__WORK REQUIRED__
Your answer should be a single number: the count of lines that hold the word "with".
┏━━
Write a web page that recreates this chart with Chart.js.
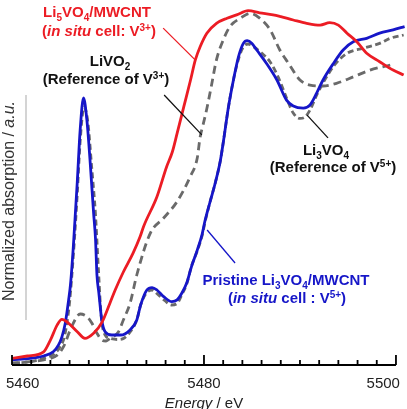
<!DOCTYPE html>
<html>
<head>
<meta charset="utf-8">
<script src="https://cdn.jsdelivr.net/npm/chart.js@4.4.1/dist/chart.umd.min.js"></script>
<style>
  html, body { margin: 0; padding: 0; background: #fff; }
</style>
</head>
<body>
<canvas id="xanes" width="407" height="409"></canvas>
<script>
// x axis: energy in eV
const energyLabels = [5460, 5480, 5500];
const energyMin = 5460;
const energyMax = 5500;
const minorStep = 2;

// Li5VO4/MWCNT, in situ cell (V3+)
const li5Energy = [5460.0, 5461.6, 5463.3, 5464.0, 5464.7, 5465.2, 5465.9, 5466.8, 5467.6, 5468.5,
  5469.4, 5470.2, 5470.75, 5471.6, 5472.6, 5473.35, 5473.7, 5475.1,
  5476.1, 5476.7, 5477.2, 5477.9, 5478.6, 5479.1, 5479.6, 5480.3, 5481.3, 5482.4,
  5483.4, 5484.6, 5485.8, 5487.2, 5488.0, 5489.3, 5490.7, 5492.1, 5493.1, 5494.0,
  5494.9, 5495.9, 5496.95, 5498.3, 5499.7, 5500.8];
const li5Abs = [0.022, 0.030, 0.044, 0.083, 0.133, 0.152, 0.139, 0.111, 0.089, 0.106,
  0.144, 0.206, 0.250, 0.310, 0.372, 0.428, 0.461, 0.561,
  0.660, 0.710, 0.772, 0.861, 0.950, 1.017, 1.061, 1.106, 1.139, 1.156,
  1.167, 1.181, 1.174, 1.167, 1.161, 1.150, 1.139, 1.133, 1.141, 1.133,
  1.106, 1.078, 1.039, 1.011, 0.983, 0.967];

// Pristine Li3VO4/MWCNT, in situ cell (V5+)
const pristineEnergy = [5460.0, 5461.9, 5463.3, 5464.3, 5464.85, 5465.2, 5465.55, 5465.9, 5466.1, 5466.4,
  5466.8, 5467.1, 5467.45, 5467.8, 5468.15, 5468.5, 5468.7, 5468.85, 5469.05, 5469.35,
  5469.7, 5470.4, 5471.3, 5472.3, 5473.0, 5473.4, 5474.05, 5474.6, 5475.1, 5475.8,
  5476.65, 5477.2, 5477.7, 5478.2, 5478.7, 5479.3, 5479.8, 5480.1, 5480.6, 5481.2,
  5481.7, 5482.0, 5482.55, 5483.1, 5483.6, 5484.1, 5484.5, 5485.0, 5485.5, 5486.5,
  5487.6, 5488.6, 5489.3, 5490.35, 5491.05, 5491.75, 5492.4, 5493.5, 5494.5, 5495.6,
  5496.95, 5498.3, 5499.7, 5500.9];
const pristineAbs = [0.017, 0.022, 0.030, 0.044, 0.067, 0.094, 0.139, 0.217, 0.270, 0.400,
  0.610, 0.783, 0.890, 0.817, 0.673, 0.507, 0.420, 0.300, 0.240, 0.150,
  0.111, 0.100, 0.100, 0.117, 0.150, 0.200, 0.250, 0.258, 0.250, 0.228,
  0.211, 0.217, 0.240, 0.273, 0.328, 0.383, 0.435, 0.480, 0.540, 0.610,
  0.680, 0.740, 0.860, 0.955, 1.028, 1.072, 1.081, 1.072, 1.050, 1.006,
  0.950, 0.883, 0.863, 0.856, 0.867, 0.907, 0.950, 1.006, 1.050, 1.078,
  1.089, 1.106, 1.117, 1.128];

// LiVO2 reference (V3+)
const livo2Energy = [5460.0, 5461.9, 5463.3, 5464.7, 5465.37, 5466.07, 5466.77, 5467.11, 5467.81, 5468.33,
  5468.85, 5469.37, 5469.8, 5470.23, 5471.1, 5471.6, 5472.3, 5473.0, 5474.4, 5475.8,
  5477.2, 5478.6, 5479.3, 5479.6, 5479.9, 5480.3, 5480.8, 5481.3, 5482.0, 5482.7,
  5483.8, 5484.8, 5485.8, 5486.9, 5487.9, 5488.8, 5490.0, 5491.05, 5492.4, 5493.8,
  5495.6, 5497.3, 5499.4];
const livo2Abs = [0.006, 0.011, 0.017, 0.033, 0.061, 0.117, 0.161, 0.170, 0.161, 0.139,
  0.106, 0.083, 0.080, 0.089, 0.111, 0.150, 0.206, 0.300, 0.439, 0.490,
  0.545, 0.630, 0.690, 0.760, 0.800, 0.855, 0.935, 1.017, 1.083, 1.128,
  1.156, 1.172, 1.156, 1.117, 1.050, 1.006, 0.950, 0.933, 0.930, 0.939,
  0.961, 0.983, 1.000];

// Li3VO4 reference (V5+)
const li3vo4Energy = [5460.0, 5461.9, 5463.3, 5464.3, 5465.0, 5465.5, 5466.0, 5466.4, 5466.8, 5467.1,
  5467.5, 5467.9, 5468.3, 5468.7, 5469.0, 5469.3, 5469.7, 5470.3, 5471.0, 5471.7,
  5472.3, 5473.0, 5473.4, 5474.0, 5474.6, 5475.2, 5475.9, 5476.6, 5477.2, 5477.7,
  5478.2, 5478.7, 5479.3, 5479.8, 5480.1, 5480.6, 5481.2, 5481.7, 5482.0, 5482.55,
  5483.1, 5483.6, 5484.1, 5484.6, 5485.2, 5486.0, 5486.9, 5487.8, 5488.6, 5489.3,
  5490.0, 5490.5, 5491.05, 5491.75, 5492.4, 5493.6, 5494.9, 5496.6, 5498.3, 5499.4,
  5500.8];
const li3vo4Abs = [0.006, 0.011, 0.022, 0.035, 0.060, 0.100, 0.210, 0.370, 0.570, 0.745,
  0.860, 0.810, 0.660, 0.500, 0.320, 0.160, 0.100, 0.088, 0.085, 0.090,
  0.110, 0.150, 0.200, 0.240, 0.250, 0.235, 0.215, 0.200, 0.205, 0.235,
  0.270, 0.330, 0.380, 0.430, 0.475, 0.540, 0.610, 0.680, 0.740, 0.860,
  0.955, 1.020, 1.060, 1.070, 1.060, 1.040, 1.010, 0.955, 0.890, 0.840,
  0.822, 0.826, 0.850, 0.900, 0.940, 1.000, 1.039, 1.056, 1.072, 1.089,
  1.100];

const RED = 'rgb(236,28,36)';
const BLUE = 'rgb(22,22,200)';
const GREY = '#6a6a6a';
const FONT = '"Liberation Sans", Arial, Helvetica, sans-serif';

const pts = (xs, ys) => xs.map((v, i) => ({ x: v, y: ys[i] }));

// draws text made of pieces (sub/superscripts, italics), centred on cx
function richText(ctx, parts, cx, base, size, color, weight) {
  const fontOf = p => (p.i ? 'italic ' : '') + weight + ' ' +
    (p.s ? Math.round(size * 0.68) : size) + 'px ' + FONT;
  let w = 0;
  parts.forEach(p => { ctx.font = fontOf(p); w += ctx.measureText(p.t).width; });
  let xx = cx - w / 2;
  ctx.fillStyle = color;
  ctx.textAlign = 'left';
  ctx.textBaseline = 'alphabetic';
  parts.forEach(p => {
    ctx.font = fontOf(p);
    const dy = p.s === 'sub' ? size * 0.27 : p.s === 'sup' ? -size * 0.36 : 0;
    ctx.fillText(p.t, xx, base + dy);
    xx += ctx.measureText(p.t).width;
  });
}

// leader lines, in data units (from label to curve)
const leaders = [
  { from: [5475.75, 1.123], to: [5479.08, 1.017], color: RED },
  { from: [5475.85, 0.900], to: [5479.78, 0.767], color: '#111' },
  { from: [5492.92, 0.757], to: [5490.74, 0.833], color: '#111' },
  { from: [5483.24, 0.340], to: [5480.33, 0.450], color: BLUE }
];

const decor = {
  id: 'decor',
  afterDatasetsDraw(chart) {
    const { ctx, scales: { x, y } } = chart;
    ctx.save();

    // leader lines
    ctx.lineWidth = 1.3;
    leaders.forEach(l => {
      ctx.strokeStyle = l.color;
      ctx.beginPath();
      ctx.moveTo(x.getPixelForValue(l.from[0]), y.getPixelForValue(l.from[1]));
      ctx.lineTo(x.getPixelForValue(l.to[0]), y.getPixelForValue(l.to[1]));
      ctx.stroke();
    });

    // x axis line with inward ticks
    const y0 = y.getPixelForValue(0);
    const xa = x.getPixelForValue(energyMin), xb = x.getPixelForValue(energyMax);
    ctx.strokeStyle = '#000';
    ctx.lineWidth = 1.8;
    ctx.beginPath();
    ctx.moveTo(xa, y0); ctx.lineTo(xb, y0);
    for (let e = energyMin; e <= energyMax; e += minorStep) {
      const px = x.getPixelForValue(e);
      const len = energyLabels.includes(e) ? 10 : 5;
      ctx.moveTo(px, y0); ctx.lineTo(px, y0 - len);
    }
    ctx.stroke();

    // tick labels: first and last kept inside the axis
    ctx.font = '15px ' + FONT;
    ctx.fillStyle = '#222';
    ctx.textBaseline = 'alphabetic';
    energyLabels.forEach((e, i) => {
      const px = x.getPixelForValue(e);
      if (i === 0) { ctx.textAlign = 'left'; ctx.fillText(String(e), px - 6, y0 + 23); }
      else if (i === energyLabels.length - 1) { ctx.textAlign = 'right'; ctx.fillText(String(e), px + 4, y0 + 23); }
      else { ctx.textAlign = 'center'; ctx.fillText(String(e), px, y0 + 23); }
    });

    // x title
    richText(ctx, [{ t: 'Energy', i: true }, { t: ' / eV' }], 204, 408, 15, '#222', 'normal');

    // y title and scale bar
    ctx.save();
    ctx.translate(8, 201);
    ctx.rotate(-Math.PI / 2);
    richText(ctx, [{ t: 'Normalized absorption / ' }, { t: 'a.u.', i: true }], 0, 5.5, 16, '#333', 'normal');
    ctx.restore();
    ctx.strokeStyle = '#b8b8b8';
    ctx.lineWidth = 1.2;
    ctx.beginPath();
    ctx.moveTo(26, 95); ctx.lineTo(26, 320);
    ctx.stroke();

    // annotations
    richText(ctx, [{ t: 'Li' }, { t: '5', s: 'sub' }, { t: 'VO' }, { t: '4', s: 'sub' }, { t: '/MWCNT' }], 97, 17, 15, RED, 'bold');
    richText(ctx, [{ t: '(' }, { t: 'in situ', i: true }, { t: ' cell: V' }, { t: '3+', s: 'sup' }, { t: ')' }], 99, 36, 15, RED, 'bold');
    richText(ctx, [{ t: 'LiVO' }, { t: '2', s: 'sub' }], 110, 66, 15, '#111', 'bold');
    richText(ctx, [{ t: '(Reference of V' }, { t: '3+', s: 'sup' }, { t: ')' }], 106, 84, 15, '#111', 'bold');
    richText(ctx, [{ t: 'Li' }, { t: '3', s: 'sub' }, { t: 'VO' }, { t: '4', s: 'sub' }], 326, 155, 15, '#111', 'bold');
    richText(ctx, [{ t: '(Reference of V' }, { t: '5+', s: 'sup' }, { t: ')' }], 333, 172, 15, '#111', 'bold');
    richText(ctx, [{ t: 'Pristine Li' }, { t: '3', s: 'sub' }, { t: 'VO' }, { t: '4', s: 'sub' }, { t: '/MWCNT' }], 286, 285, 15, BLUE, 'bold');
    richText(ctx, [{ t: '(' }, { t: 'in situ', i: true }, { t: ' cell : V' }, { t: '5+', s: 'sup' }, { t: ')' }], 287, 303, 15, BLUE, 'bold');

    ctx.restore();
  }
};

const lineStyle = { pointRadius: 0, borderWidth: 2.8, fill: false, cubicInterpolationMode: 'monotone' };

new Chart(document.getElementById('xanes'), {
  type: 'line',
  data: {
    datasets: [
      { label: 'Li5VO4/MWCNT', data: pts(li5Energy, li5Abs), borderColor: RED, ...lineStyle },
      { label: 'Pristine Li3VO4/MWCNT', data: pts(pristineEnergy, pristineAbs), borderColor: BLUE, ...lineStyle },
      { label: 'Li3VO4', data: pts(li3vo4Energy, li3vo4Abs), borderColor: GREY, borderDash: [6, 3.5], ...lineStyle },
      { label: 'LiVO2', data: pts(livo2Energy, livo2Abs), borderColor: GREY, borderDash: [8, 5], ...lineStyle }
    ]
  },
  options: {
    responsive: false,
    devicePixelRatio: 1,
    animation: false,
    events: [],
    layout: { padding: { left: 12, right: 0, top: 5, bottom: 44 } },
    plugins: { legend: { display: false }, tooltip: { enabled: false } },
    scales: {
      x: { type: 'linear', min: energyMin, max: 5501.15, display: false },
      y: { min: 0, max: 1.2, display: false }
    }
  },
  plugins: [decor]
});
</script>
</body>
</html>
┗━━
__OUTPUT FOR THIS TASK__
2